The essays in this volume culminate in a personal reflection entitled, “What I, as a German Theologian, Unlearned in Fifty Years.” With the insight that “no one is ever free of learning, consequently also never free of unlearning” (215), Käsemann reflects on his career as a theologian, including interesting and frank remarks on his differences with Bultmann. He writes of his affection for Bultmann but how, at the same time, “I more and more strongly found Bultmann’s central concern too narrow” (220).
But while Käsemann’s relation to Bultmann will be of interest to scholars, what is perhaps most striking about this book is the continual reminder that “Christianity is no longer determined by the White Man” (224). As Käsemann stresses, the majority of Christians—by number and passion—are people of color. The days of our Christian faith being defined and determined solely by the concerns of the first world, with white male Church leaders and theologians at the forefront, have come to an end. Perhaps that is why James Cone writes, “Among all the German theologians, or Europeans for that matter, whom I came to know when I began writing, Käsemann was the only one who understood me. He was a man of my own mind and heart and wrote concretely about what I was trying to express in my own situation” (viii).
Käsemann reduces this lesson to its common denominator:
“I unlearned the spiritualization of the Beatitudes of the Sermon on the Mount. They promise that the kingdom of God—whose inbreaking on earth brings with it signs and wonders, healing and liberation from possession—will not only rescue earth from our egoism, sluggishness of heart, and hypocrisy but also from the tyranny of the powers enslaving it, taking each of us into its service and supplying the gifts needed for it.” 1
The Gospel does not have something to say to politics; it is a political reality, as Käsemann continues:
“If the heart of the gospel (already contained in the first commandment) is concretized in the New Testament to signify that Christ is for us the true Lord of the world, then the gospel will not occur without political judgments in proclamation. Christ’s lordship is over body and soul, heart and head, over disciples and demons—in this world and in the world to come—and is also a political fact. For the earth is always claimed by idols, whom only naïveté can call invisible.” 2
The apocalyptic emphasis of Käsemann’s theology—which today has become a popular buzzword among theologians—is incomplete without its corresponding political radicalness. Siggelkow aptly dubbs this an “apocalyptic theology of liberation” (x), and notes how today’s apocalyptic theology “has often missed the concrete political dimension of Käsemann’s theology” (xviii). This volume goes a long way in recapturing the political dimension of apocalyptic thought.

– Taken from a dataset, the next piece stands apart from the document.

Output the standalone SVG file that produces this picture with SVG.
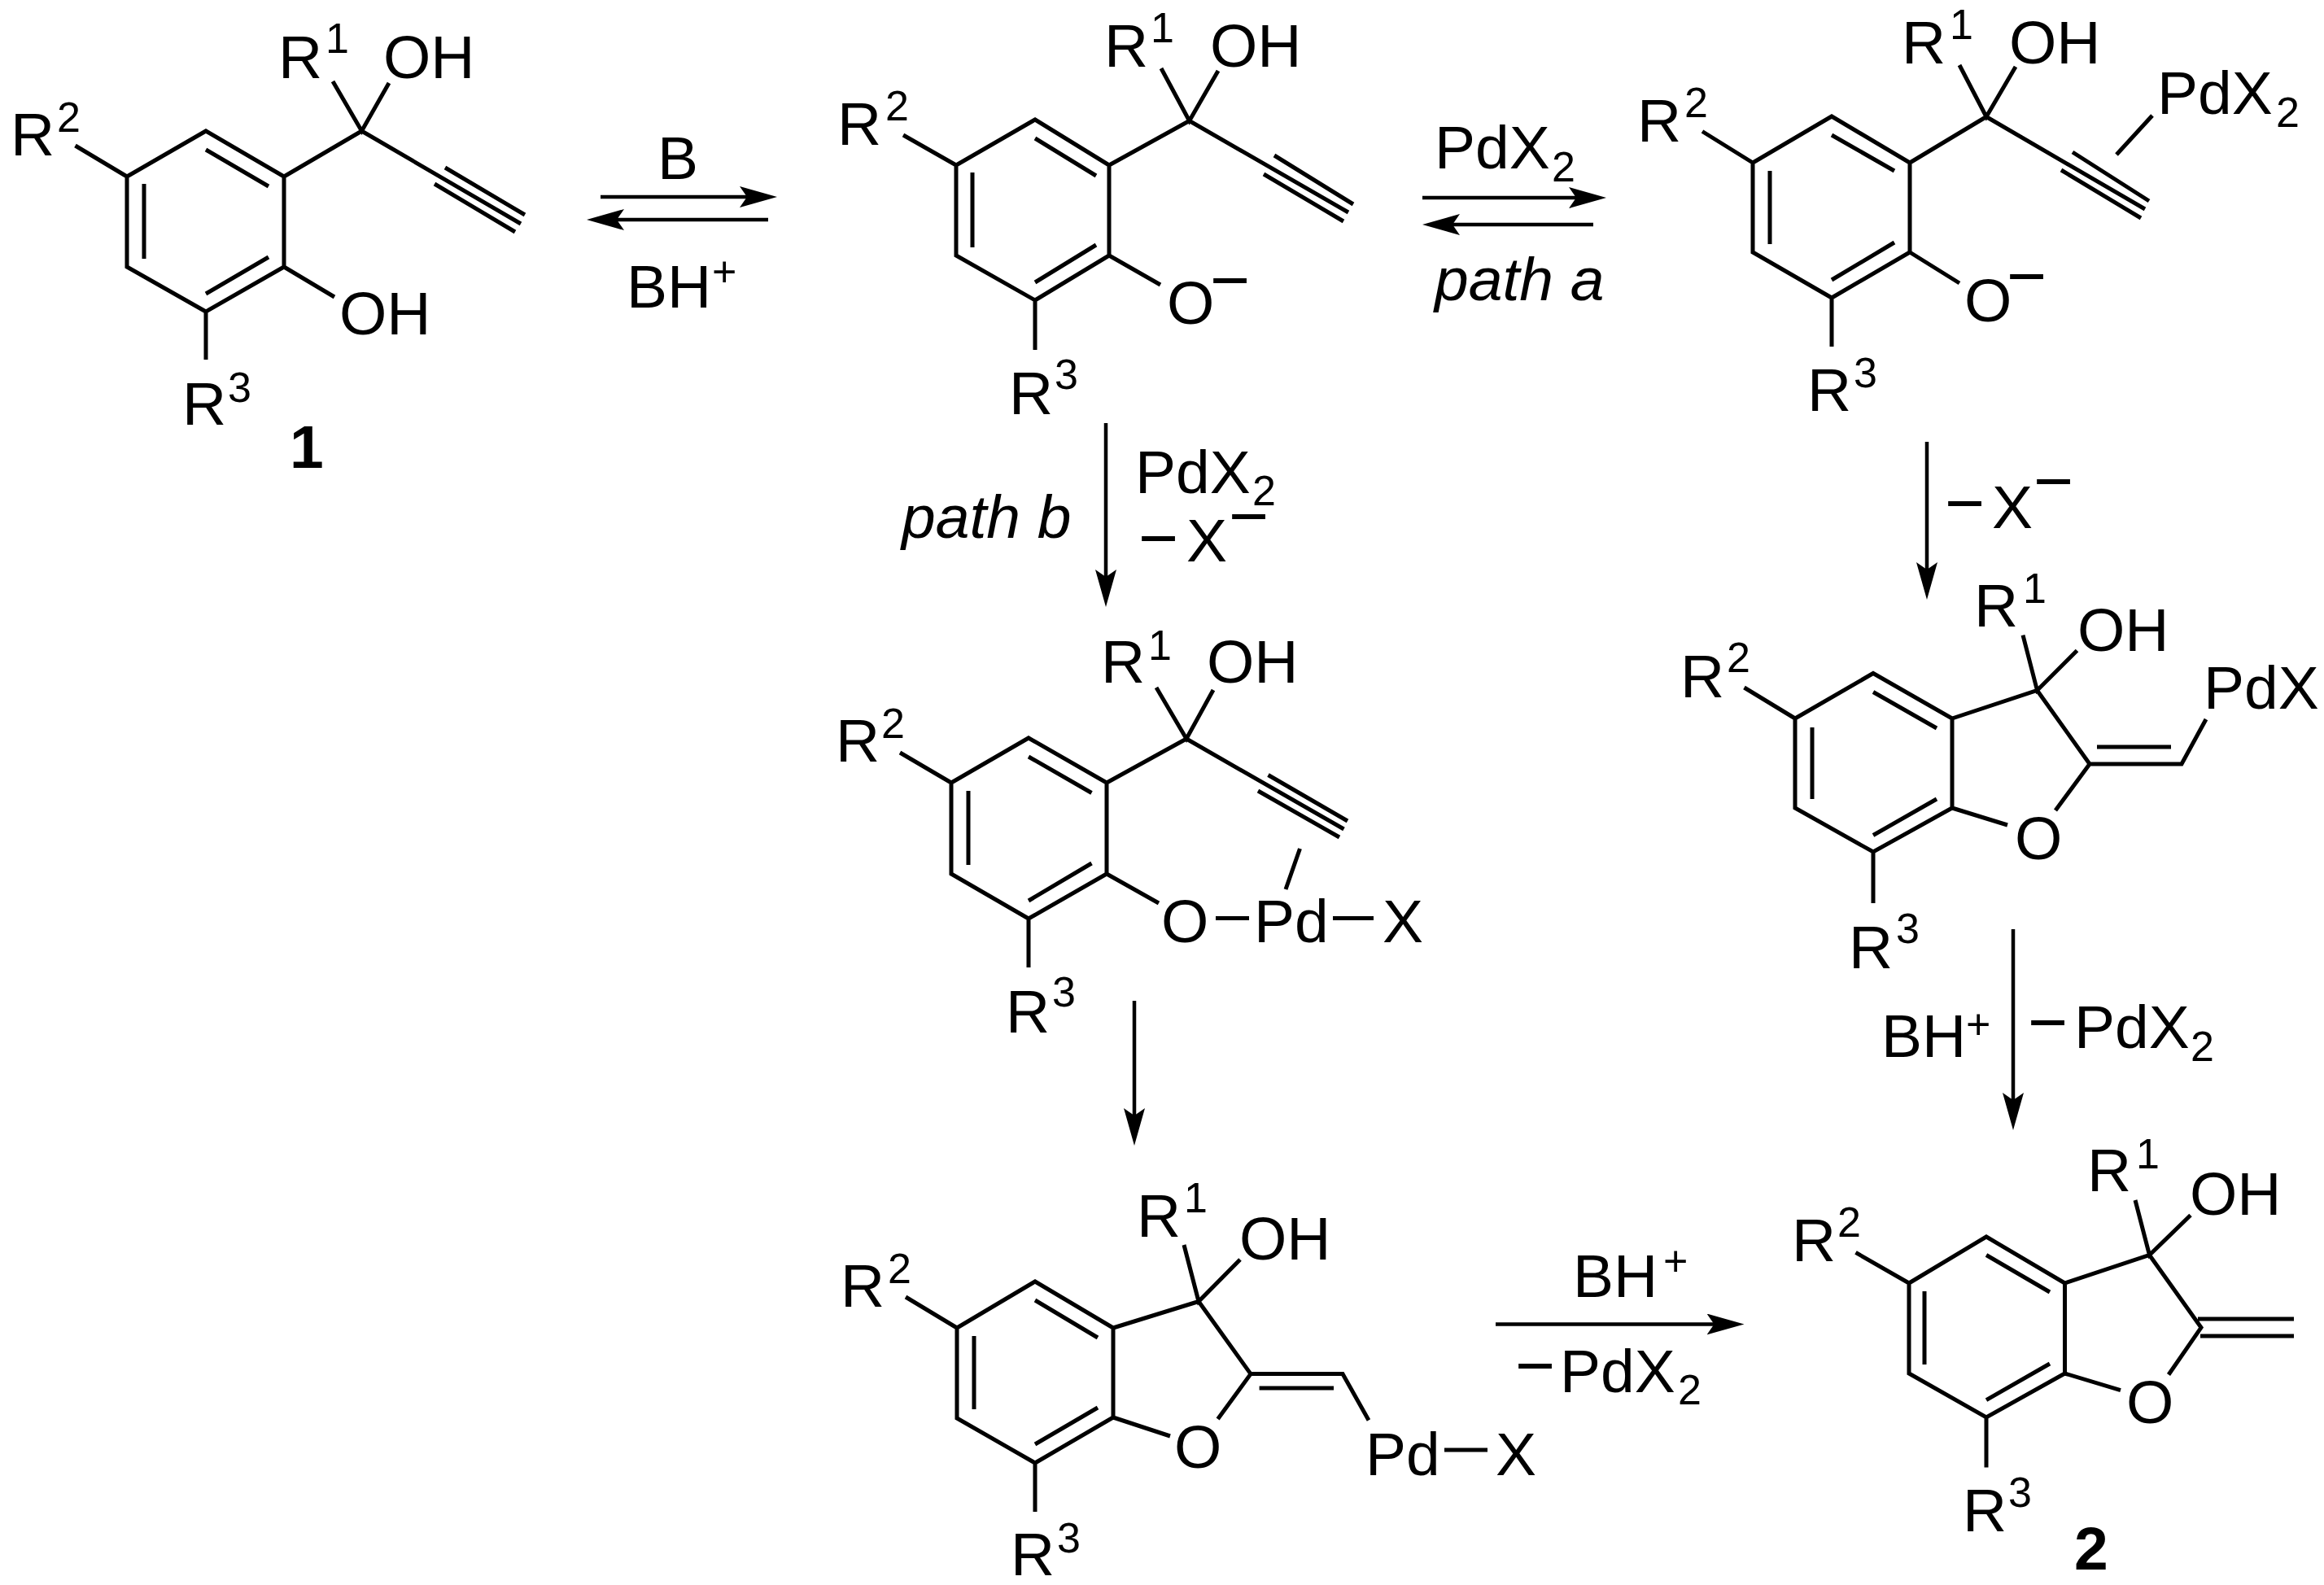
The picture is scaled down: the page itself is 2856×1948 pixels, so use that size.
<svg xmlns="http://www.w3.org/2000/svg" width="2856" height="1948" viewBox="0 0 2856 1948">
<style>
text{font-family:"Liberation Sans",Arial,sans-serif;font-size:75px;fill:#000}
.s{font-size:52px}
.i{font-style:italic}
.b{font-weight:bold}
.m{font-size:84px}
.bond{fill:none;stroke:#000;stroke-width:5;stroke-linejoin:miter;stroke-linecap:butt}
.arrow{fill:none;stroke:#000;stroke-width:4.5;marker-end:url(#head)}
</style>
<defs>
<marker id="head" markerUnits="userSpaceOnUse" viewBox="0 0 46 26" refX="15" refY="13" markerWidth="46" markerHeight="26" orient="auto">
<path d="M46 13L0 0L9 13L0 26Z" fill="#000"/>
</marker>
</defs>
<rect width="2856" height="1948" fill="#fff"/>
<g id="connectors">
<line class="arrow" x1="738" y1="242" x2="924" y2="242"/>
<line class="arrow" x1="944" y1="270" x2="752" y2="270"/>
<line class="arrow" x1="1748" y1="243" x2="1943" y2="243"/>
<line class="arrow" x1="1958" y1="276" x2="1779" y2="276"/>
<line class="arrow" x1="1359" y1="520" x2="1359" y2="715"/>
<line class="arrow" x1="2368" y1="543" x2="2368" y2="706"/>
<line class="arrow" x1="1394" y1="1230" x2="1394" y2="1377"/>
<line class="arrow" x1="2474" y1="1142" x2="2474" y2="1358"/>
<line class="arrow" x1="1838" y1="1627.5" x2="2112.5" y2="1627.5"/>
</g>
<g id="labels">
<text x="808" y="220">B</text>
<text x="770" y="378">BH<tspan class="s" x="875" y="352">+</tspan></text>
<text x="1763" y="207">PdX<tspan class="s" x="1907" y="223">2</tspan></text>
<text class="i" x="1763" y="369">path a</text>
<text class="i" x="1108" y="661">path b</text>
<text x="1395" y="606">PdX<tspan class="s" x="1539" y="621">2</tspan></text>
<text class="m" x="1399" y="690">−</text><text x="1458" y="690">X</text><text class="m" x="1510" y="663">−</text>
<text class="m" x="2390" y="647">−</text><text x="2448" y="649">X</text><text class="m" x="2499" y="620">−</text>
<text x="2312" y="1299">BH<tspan class="s" x="2416" y="1277">+</tspan></text>
<text class="m" x="2492" y="1285">−</text><text x="2549" y="1288">PdX<tspan class="s" x="2692" y="1304">2</tspan></text>
<text x="1933" y="1594">BH<tspan class="s" x="2044" y="1568">+</tspan></text>
<text class="m" x="1862" y="1707">−</text><text x="1917" y="1711">PdX<tspan class="s" x="2062" y="1726">2</tspan></text>
</g>
<g id="compound-1">
<path class="bond" d="M253 161L349 217V328L253 383L156 328V217ZM253 184L330 229M177 226V318M253 361L330 316M92.5 179L156 217M349 217L444.5 161M409 100L444.5 161L478 102M444.5 161L640 275M547 206L645 264M534 226L633 285M349 328L411 365M253 383V442"/>
<text x="342" y="96">R<tspan class="s" x="400" y="65">1</tspan></text>
<text x="471" y="96">OH</text>
<text x="13" y="191">R<tspan class="s" x="70" y="162">2</tspan></text>
<text x="417" y="411">OH</text>
<text x="224" y="522">R<tspan class="s" x="280" y="494">3</tspan></text>
<text class="b" x="356" y="575">1</text>
</g>
<g id="phenoxide">
<path class="bond" d="M1272 147L1363 203V314L1272 369L1175 314V203ZM1272 170L1347 216M1195 212V304M1272 347L1347 301M1110 166L1175 203M1363 203L1461.6 148.5M1427 84L1461.6 148.5L1497 87M1461.6 148.5L1657 261M1566 191L1663 251M1553 214L1651 272M1363 314L1426 350M1272 369V430"/>
<text x="1357" y="82">R<tspan class="s" x="1414" y="52">1</tspan></text>
<text x="1487" y="82">OH</text>
<text x="1029" y="178">R<tspan class="s" x="1088" y="148">2</tspan></text>
<text x="1434" y="398">O</text><text class="m" x="1487" y="373">−</text>
<text x="1240" y="509">R<tspan class="s" x="1296" y="478">3</tspan></text>
</g>
<g id="alkyne-complex">
<path class="bond" d="M2251 143L2347 200V310L2251 366L2154 310V200ZM2251 166L2328 210M2175 210V300M2251 344L2328 298M2092 161.5L2154 200M2347 200L2441 143.5M2408 80L2441 143.5L2477 82M2441 143.5L2636 257M2547 187L2641 247M2533 209L2631 268M2645 142L2601 190M2347 310L2408 348M2251 366V426"/>
<text x="2337" y="78">R<tspan class="s" x="2396" y="48">1</tspan></text>
<text x="2469" y="78">OH</text>
<text x="2012" y="174">R<tspan class="s" x="2070" y="144">2</tspan></text>
<text x="2651" y="140">PdX<tspan class="s" x="2797" y="156">2</tspan></text>
<text x="2414" y="395">O</text><text class="m" x="2466" y="368">−</text>
<text x="2221" y="505">R<tspan class="s" x="2278" y="476">3</tspan></text>
</g>
<g id="pd-phenoxide">
<path class="bond" d="M1264 907L1360 962V1074L1264 1129L1169 1074V962ZM1264 930L1341.5 974.5M1190 972V1063M1264 1107L1341.5 1061M1106 925L1169 962M1360 962L1458 908M1421 845L1458 908L1491 848M1458 908L1651.5 1019M1558.5 952.5L1656 1009M1546 972L1646 1029M1360 1074L1424 1110M1494 1128.5H1535M1638 1128.5H1688M1597.5 1043L1580 1093M1264 1129V1189"/>
<text x="1353" y="839">R<tspan class="s" x="1411" y="811">1</tspan></text>
<text x="1483" y="839">OH</text>
<text x="1027" y="936">R<tspan class="s" x="1083" y="907">2</tspan></text>
<text x="1427" y="1158">O</text>
<text x="1541" y="1158">Pd</text>
<text x="1699" y="1158">X</text>
<text x="1236" y="1269">R<tspan class="s" x="1293" y="1237">3</tspan></text>
</g>
<g id="vinyl-palladium-a">
<path class="bond" d="M2302 827.5L2399 883V993L2302 1047L2206 993V883ZM2302 850.5L2380 895M2227 894V982M2302 1026.5L2380 982M2143.5 845L2206 883M2399 883L2503.5 848.5L2568 939H2681L2711 884M2486 780.6L2503.5 848.5L2552.5 799.5M2577 918H2668M2568 939L2526 996M2399 993L2467 1014M2302 1047V1110"/>
<text x="2426" y="770">R<tspan class="s" x="2486" y="741">1</tspan></text>
<text x="2553" y="799.5">OH</text>
<text x="2065" y="857">R<tspan class="s" x="2122" y="826">2</tspan></text>
<text x="2708" y="871">PdX</text>
<text x="2476" y="1056">O</text>
<text x="2272" y="1190">R<tspan class="s" x="2330" y="1159">3</tspan></text>
</g>
<g id="vinyl-palladium-b">
<path class="bond" d="M1272 1575L1368 1632V1742L1272 1798L1176 1743V1632ZM1272 1598L1349 1644M1197 1642V1732M1272 1775L1349 1730M1113 1594L1176 1632M1368 1632L1473 1599.5L1537 1688.6H1650L1682 1745.5M1455 1530L1473 1599.5L1524 1548M1547.6 1706H1639M1537 1688.6L1496.6 1744M1368 1742L1438 1765M1775 1782H1828M1272 1798V1858"/>
<text x="1397" y="1520">R<tspan class="s" x="1455" y="1490">1</tspan></text>
<text x="1523" y="1548">OH</text>
<text x="1033" y="1606">R<tspan class="s" x="1091" y="1577">2</tspan></text>
<text x="1443" y="1804">O</text>
<text x="1678" y="1813">Pd</text>
<text x="1838" y="1813">X</text>
<text x="1242" y="1936">R<tspan class="s" x="1299" y="1908">3</tspan></text>
</g>
<g id="compound-2">
<path class="bond" d="M2441 1520L2537.5 1577V1688L2441 1742L2346 1688V1577ZM2441 1542.5L2519 1588M2365 1587V1677M2441 1720.6L2519 1676M2280.5 1539.4L2346 1577M2537.5 1577L2641.5 1542.5L2705 1631.6L2665 1689.5M2624 1475L2641.5 1542.5L2692 1493.5M2537.5 1688L2606 1708.6M2701 1621H2819M2704 1642H2819M2441 1742V1803.5"/>
<text x="2565" y="1464">R<tspan class="s" x="2625" y="1436">1</tspan></text>
<text x="2691" y="1493">OH</text>
<text x="2202" y="1550">R<tspan class="s" x="2258" y="1520">2</tspan></text>
<text x="2613" y="1748.6">O</text>
<text x="2412" y="1882">R<tspan class="s" x="2468" y="1852">3</tspan></text>
<text class="b" x="2549" y="1929">2</text>
</g>
</svg>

Conclusion: This collection of essays is valuable and timely. The need for the Church today to “unlearn the spiritualization of the Beatitudes”—together with a new theology that is no longer determined by the concerns of the “white man”—is especially dire. Käsemann’s combination of scholarship and passionate concern is a powerful example of a theologian who is not content speculating about the clouds above while many suffer here on the earth below. A gospel that has nothing to say to the tyranny of the powers that be, the oppression and abuse of the poor and weak, is not the same gospel Christ proclaimed.